▸ **AVAILABLE DATA**:
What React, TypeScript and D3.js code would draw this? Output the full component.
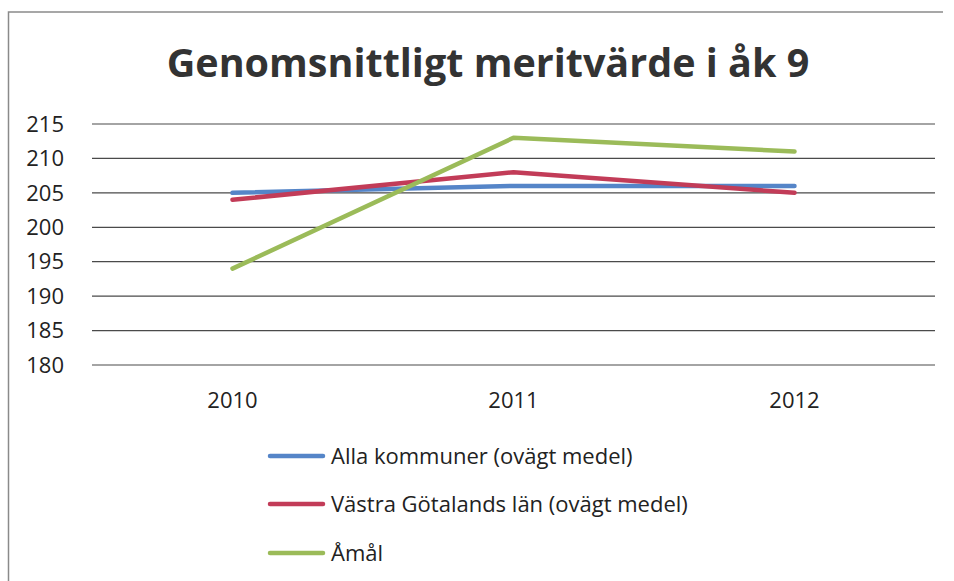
import { scaleLinear, scalePoint, line as d3Line } from "d3";

const years = ["2010", "2011", "2012"];
const yTickValues = [180, 185, 190, 195, 200, 205, 210, 215];
const allaKommuner = [205, 206, 206];
const vastraGotaland = [204, 208, 205];
const amal = [194, 213, 211];

const seriesList = [
  { name: "Alla kommuner (ovägt medel)", values: allaKommuner, color: "#5585c8" },
  { name: "Västra Götalands län (ovägt medel)", values: vastraGotaland, color: "#c23c58" },
  { name: "Åmål", values: amal, color: "#9bbb59" },
];

const width = 954;
const height = 581;
const plot = { left: 92, right: 935, top: 124, bottom: 365 };
const font = "'Open Sans', 'Noto Sans', sans-serif";

export default function App() {
  const xScale = scalePoint<string>()
    .domain(years)
    .range([plot.left, plot.right])
    .padding(0.5);
  const yScale = scaleLinear().domain([180, 215]).range([plot.bottom, plot.top]);

  const lineGen = d3Line<number>()
    .x((_, i) => xScale(years[i]) ?? 0)
    .y((d) => yScale(d));

  const legendY = [456, 504, 553];

  return (
    <svg
      width={width}
      height={height}
      viewBox={`0 0 ${width} ${height}`}
      style={{ position: "absolute", left: 0, top: 0, background: "#fff" }}
    >
      <rect x={0} y={0} width={width} height={height} fill="#fff" />
      {/* chart frame, right and bottom edge fall outside the scan */}
      <path d={`M8.5,${height} V12 H943`} fill="none" stroke="#8a8a8a" strokeWidth={1.5} />

      <text
        x={488}
        y={77}
        textAnchor="middle"
        fontFamily={font}
        fontWeight={700}
        fontSize={39.5}
        fill="#333"
      >
        Genomsnittligt meritvärde i åk 9
      </text>

      {yTickValues.map((tick) => (
        <g key={`y-${tick}`}>
          <line
            x1={plot.left}
            x2={plot.right}
            y1={yScale(tick)}
            y2={yScale(tick)}
            stroke="#4a4a4a"
            strokeWidth={1.2}
          />
          <text
            x={64}
            y={yScale(tick)}
            dy="0.35em"
            textAnchor="end"
            fontFamily={font}
            fontSize={22}
            fill="#222"
          >
            {tick}
          </text>
        </g>
      ))}

      {years.map((year) => (
        <text
          key={`x-${year}`}
          x={xScale(year)}
          y={408}
          textAnchor="middle"
          fontFamily={font}
          fontSize={22}
          fill="#222"
        >
          {year}
        </text>
      ))}

      {seriesList.map((s) => (
        <path
          key={s.name}
          d={lineGen(s.values) ?? ""}
          fill="none"
          stroke={s.color}
          strokeWidth={4.5}
          strokeLinejoin="round"
          strokeLinecap="round"
        />
      ))}

      {seriesList.map((s, i) => (
        <g key={`legend-${s.name}`} transform={`translate(0, ${legendY[i]})`}>
          <line x1={270} x2={323} y1={0} y2={0} stroke={s.color} strokeWidth={4.5} strokeLinecap="round" />
          <text x={331} y={0} dy="0.35em" fontFamily={font} fontSize={22} fill="#222">
            {s.name}
          </text>
        </g>
      ))}
    </svg>
  );
}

▸ **INSTRUCTION**: Every line from the start of the listing above through the line with "const legendY = [456, 504, 553];" should be repeated exactly; skip the pictures and add nothing else.

▸ **SOLUTION**:
What React, TypeScript and D3.js code would draw this? Output the full component.
import { scaleLinear, scalePoint, line as d3Line } from "d3";

const years = ["2010", "2011", "2012"];
const yTickValues = [180, 185, 190, 195, 200, 205, 210, 215];
const allaKommuner = [205, 206, 206];
const vastraGotaland = [204, 208, 205];
const amal = [194, 213, 211];

const seriesList = [
  { name: "Alla kommuner (ovägt medel)", values: allaKommuner, color: "#5585c8" },
  { name: "Västra Götalands län (ovägt medel)", values: vastraGotaland, color: "#c23c58" },
  { name: "Åmål", values: amal, color: "#9bbb59" },
];

const width = 954;
const height = 581;
const plot = { left: 92, right: 935, top: 124, bottom: 365 };
const font = "'Open Sans', 'Noto Sans', sans-serif";

export default function App() {
  const xScale = scalePoint<string>()
    .domain(years)
    .range([plot.left, plot.right])
    .padding(0.5);
  const yScale = scaleLinear().domain([180, 215]).range([plot.bottom, plot.top]);

  const lineGen = d3Line<number>()
    .x((_, i) => xScale(years[i]) ?? 0)
    .y((d) => yScale(d));

  const legendY = [456, 504, 553];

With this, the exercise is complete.